The COST Board of Directors met during February 2016 to discuss COST’s 2016 legislative priorities based on an extraordinary response by members to COST’s online legislative priorities survey. Fundamental to its legislative action strategy for the 2016 session is the assumption that COST will have an informed and action-oriented grassroots membership of municipal leaders who will lobby their legislators and testify on these important municipal issues. Below is the legislative platform discussed and adopted unanimously by the membership during its annual meeting on February 16, 2016.
COST 2016 LEGISLATIVE PRIORITIES
The state’s fiscal deficit is projected to exceed $1 billion this year, forcing the governor and lawmakers to make difficult decisions about the state budget. At the same time, town budgets are already strained from continued increases in the cost of providing education, public safety and other critical services. In addition, state aid to municipalities has been flat funded for more than a decade, requiring towns to fund a larger portion of education and other programs from property tax revenues. While we recognize that the state is facing ongoing budget challenges, cutting municipal aid is not the answer. Cuts in municipal aid will simply force increases in property taxes and compromise the ability of towns to deliver critical services.

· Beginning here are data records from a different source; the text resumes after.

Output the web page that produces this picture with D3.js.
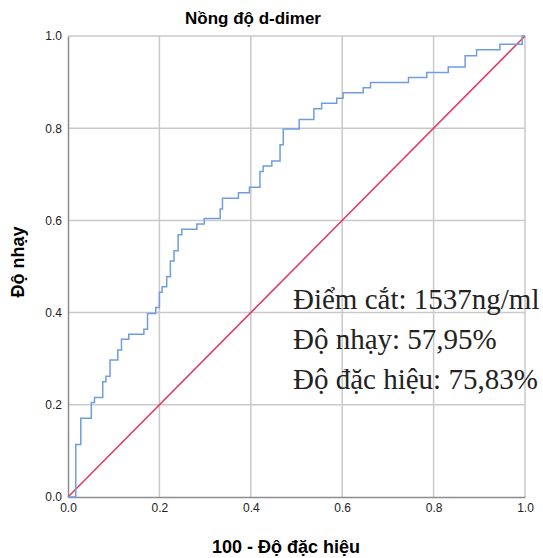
<!DOCTYPE html>
<html lang="vi">
<head>
<meta charset="utf-8">
<title>ROC d-dimer</title>
<script src="https://d3js.org/d3.v7.min.js"></script>
<style>
  body { margin: 0; background: #fff; }
  svg text { font-family: "Liberation Sans", Arial, sans-serif; }
</style>
</head>
<body>
<div id="chart"></div>
<script>
// ROC curve points (1 - specificity, sensitivity)
var fpr = [0, 0.017, 0.028, 0.051, 0.058, 0.076, 0.083, 0.092, 0.109, 0.117, 0.133, 0.166, 0.174, 0.192,
           0.200, 0.206, 0.216, 0.224, 0.232, 0.241, 0.249, 0.282, 0.298, 0.333, 0.338, 0.373, 0.397,
           0.420, 0.427, 0.446, 0.464, 0.471, 0.506, 0.538, 0.555, 0.588, 0.602, 0.646, 0.662, 0.745,
           0.785, 0.832, 0.869, 0.894, 0.945, 0.994, 1.0];
var tpr = [0, 0.114, 0.171, 0.205, 0.216, 0.250, 0.262, 0.297, 0.319, 0.342, 0.353, 0.364, 0.398, 0.411,
           0.444, 0.456, 0.478, 0.512, 0.534, 0.569, 0.581, 0.592, 0.604, 0.625, 0.648, 0.660, 0.672,
           0.706, 0.718, 0.729, 0.764, 0.798, 0.819, 0.842, 0.854, 0.865, 0.877, 0.888, 0.899, 0.910,
           0.921, 0.933, 0.957, 0.970, 0.982, 1.0, 1.0];
var refLine = [0, 1];
var ticks = [0, 0.2, 0.4, 0.6, 0.8, 1.0];
var notes = ["Điểm cắt: 1537ng/ml", "Độ nhạy: 57,95%", "Độ đặc hiệu: 75,83%"];

var W = 543, H = 558;
var margin = {top: 36, right: 18, bottom: 61, left: 68};
var width = W - margin.left - margin.right,
    height = H - margin.top - margin.bottom;

var svg = d3.select("#chart").append("svg")
    .attr("width", W).attr("height", H);

var g = svg.append("g")
    .attr("transform", "translate(" + margin.left + "," + margin.top + ")");

var x = d3.scaleLinear().domain([0, 1]).range([0, width]);
var y = d3.scaleLinear().domain([0, 1]).range([height, 0]);

// grid
g.selectAll(".vgrid").data(ticks.slice(1)).enter().append("line")
    .attr("x1", d => x(d)).attr("x2", d => x(d))
    .attr("y1", 0).attr("y2", height)
    .attr("stroke", "#c9c9c9").attr("stroke-width", 1.5);
g.selectAll(".hgrid").data(ticks.slice(1)).enter().append("line")
    .attr("x1", 0).attr("x2", width)
    .attr("y1", d => y(d)).attr("y2", d => y(d))
    .attr("stroke", "#c9c9c9").attr("stroke-width", 1.5);

// axes
var xAxis = g.append("g")
    .attr("transform", "translate(0," + height + ")")
    .call(d3.axisBottom(x).tickValues(ticks).tickFormat(d3.format(".1f")).tickSize(0).tickPadding(6));
var yAxis = g.append("g")
    .call(d3.axisLeft(y).tickValues(ticks).tickFormat(d3.format(".1f")).tickSize(0).tickPadding(6));
[xAxis, yAxis].forEach(function(a) {
  a.select(".domain").attr("stroke", "#8c8c8c").attr("stroke-width", 1.5);
  a.selectAll("text").attr("font-size", 12).attr("fill", "#222")
    .style("font-family", "'Liberation Sans', Arial, sans-serif");
});

// reference line
g.append("line")
    .attr("x1", x(refLine[0])).attr("y1", y(refLine[0]))
    .attr("x2", x(refLine[1])).attr("y2", y(refLine[1]))
    .attr("stroke", "#e5365e").attr("stroke-width", 1.5);

// ROC curve
var pts = fpr.map((d, i) => [d, tpr[i]]);
g.append("path")
    .datum(pts)
    .attr("fill", "none")
    .attr("stroke", "#6f9de0")
    .attr("stroke-width", 1.5)
    .attr("d", d3.line().x(d => x(d[0])).y(d => y(d[1])).curve(d3.curveStepAfter));

// titles
svg.append("text")
    .attr("x", 253).attr("y", 24)
    .attr("text-anchor", "middle")
    .attr("font-size", 17).attr("font-weight", "bold")
    .text("Nồng độ d-dimer");

svg.append("text")
    .attr("x", 286).attr("y", 553)
    .attr("text-anchor", "middle")
    .attr("font-size", 18).attr("font-weight", "bold")
    .text("100 - Độ đặc hiệu");

svg.append("text")
    .attr("transform", "translate(24,262) rotate(-90)")
    .attr("text-anchor", "middle")
    .attr("font-size", 18).attr("font-weight", "bold")
    .text("Độ nhạy");

// annotation
svg.selectAll(".note").data(notes).enter().append("text")
    .attr("x", 293)
    .attr("y", (d, i) => 309 + i * 40)
    .attr("font-size", 29)
    .style("font-family", "'Liberation Serif', 'Times New Roman', serif")
    .attr("fill", "#222")
    .text(d => d);
</script>
</body>
</html>
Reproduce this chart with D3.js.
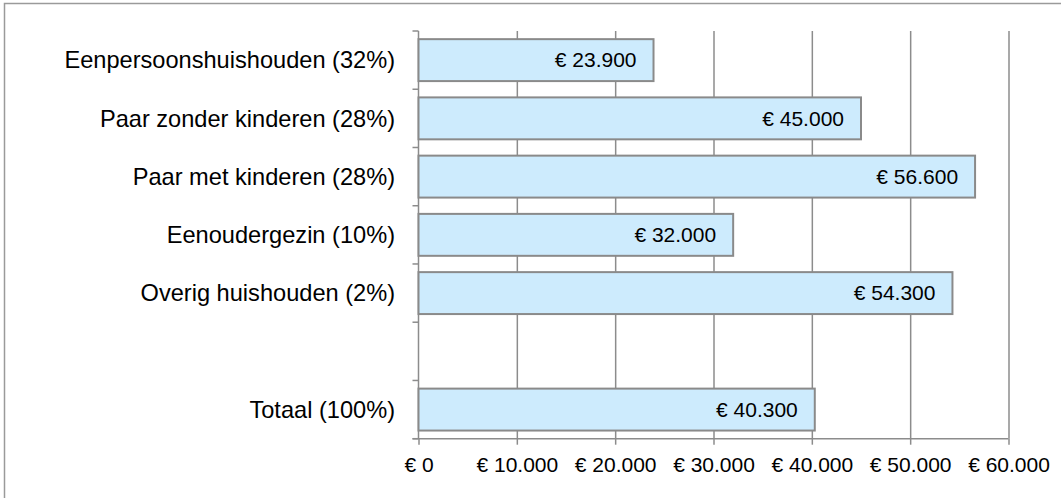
<!DOCTYPE html>
<html>
<head>
<meta charset="utf-8">
<script src="https://cdn.jsdelivr.net/npm/d3@7"></script>
<style>
    body { margin: 0; background: #fff; }
    svg { display: block; font-family: Arial, "Liberation Sans", sans-serif; }
    .cat text { font-size: 23.6px; fill: #000; }
    .x.axis text { font-size: 21px; fill: #000; }
    .val { font-size: 21px; fill: #000; }
</style>
</head>
<body>
<div id="chart"></div>
<script>
// household types, the blank entry is the gap before the total
var categories = ["Eenpersoonshuishouden (32%)", "Paar zonder kinderen (28%)", "Paar met kinderen (28%)",
    "Eenoudergezin (10%)", "Overig huishouden (2%)", "", "Totaal (100%)"];
var values = [23900, 45000, 56600, 32000, 54300, null, 40300];
var tickValues = [0, 10000, 20000, 30000, 40000, 50000, 60000];

var width = 1061, height = 498;
var margin = { top: 31, bottom: 59.3, left: 418.5, right: 52.5 };

var nl = d3.formatLocale({ decimal: ",", thousands: ".", grouping: [3], currency: ["€ ", ""] });
var euro = function (v) { return "€ " + nl.format(",")(v); };

var svg = d3.select("#chart").append("svg")
    .attr("width", width)
    .attr("height", height);

// outer frame (runs off the right and bottom edge)
svg.append("rect")
    .attr("x", 4.5).attr("y", 3.5)
    .attr("width", width + 20).attr("height", height + 20)
    .attr("fill", "none")
    .attr("stroke", "#9a9a9a")
    .attr("stroke-width", 1.5);

var xScale = d3.scaleLinear()
    .domain([0, 60000])
    .range([margin.left, width - margin.right]);

var yScale = d3.scaleBand()
    .domain(categories)
    .range([margin.top, height - margin.bottom])
    .padding(0);

var barH = yScale.bandwidth() * 0.72;
var y0 = yScale.range()[1];

// vertical grid
svg.append("g")
    .attr("class", "grid")
    .attr("transform", "translate(0," + y0 + ")")
    .call(d3.axisBottom(xScale).tickValues(tickValues.slice(1)).tickSize(-(y0 - margin.top)).tickFormat(""))
    .call(g => g.select(".domain").remove())
    .call(g => g.selectAll("line").attr("stroke", "#8c8c8c").attr("stroke-width", 1.5));

// left axis line + ticks at band boundaries
var bounds = categories.map(function (c) { return yScale(c); }).concat([y0]);
var left = svg.append("g").attr("class", "y axis");
left.append("line")
    .attr("x1", margin.left).attr("x2", margin.left)
    .attr("y1", margin.top).attr("y2", y0)
    .attr("stroke", "#8c8c8c").attr("stroke-width", 1.5);
left.selectAll(".btick")
    .data(bounds)
    .enter().append("line")
    .attr("class", "btick")
    .attr("x1", margin.left - 6).attr("x2", margin.left)
    .attr("y1", function (d) { return d; }).attr("y2", function (d) { return d; })
    .attr("stroke", "#8c8c8c").attr("stroke-width", 1.5);

// category labels
svg.append("g")
    .attr("class", "cat")
    .attr("transform", "translate(" + margin.left + ",0)")
    .call(d3.axisLeft(yScale).tickSize(0).tickPadding(23.5))
    .call(g => g.select(".domain").remove())
    .call(g => g.selectAll("text").attr("dy", "0.35em"));

var rows = categories.map(function (c, i) { return { key: c, value: values[i] }; })
    .filter(function (d) { return d.value != null; });

// bars
svg.append("g")
    .attr("class", "bars")
    .selectAll("rect")
    .data(rows)
    .enter().append("rect")
    .attr("x", xScale(0))
    .attr("y", function (d) { return yScale(d.key) + (yScale.bandwidth() - barH) / 2; })
    .attr("width", function (d) { return xScale(d.value) - xScale(0); })
    .attr("height", barH)
    .attr("fill", "#cdebfd")
    .attr("stroke", "#8a8a8a")
    .attr("stroke-width", 2);

// value labels
svg.append("g")
    .selectAll("text")
    .data(rows)
    .enter().append("text")
    .attr("class", "val")
    .attr("x", function (d) { return xScale(d.value) - 17; })
    .attr("y", function (d) { return yScale(d.key) + yScale.bandwidth() / 2; })
    .attr("dy", "0.35em")
    .attr("text-anchor", "end")
    .text(function (d) { return euro(d.value); });

// bottom axis
svg.append("g")
    .attr("class", "x axis")
    .attr("transform", "translate(0," + y0 + ")")
    .call(d3.axisBottom(xScale).tickValues(tickValues).tickSize(6).tickPadding(12).tickFormat(euro))
    .call(g => g.select(".domain").attr("stroke", "#8c8c8c").attr("stroke-width", 1.5).attr("d", "M" + (margin.left - 6) + ",0H" + xScale(60000)))
    .call(g => g.selectAll(".tick line").attr("stroke", "#8c8c8c").attr("stroke-width", 1.5));
</script>
</body>
</html>
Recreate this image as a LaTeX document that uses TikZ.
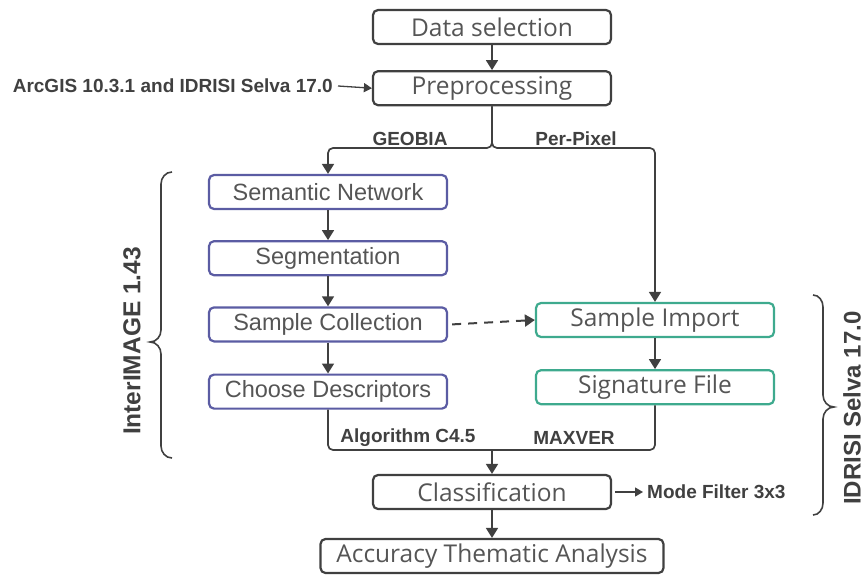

Given the ongoing budgetary pressures on the state and municipalities, Connecticut must act now to relieve some of the burden on our small towns and cities. Unfortunately, efforts to control municipal costs are often frustrated by state mandates that make it almost impossible to reduce budgets or negotiate savings in health care, pension and wage costs. To help our cities and towns meet the difficult challenges of today’s economy, meaningful mandate relief must be on the table.
Recognizing the daunting fiscal challenges facing the state, COST is committed to working with Governor Dannel P. Malloy and state lawmakers to focus on finding balanced solutions that will preserve the ability of towns to provide critical services without forcing property tax increases.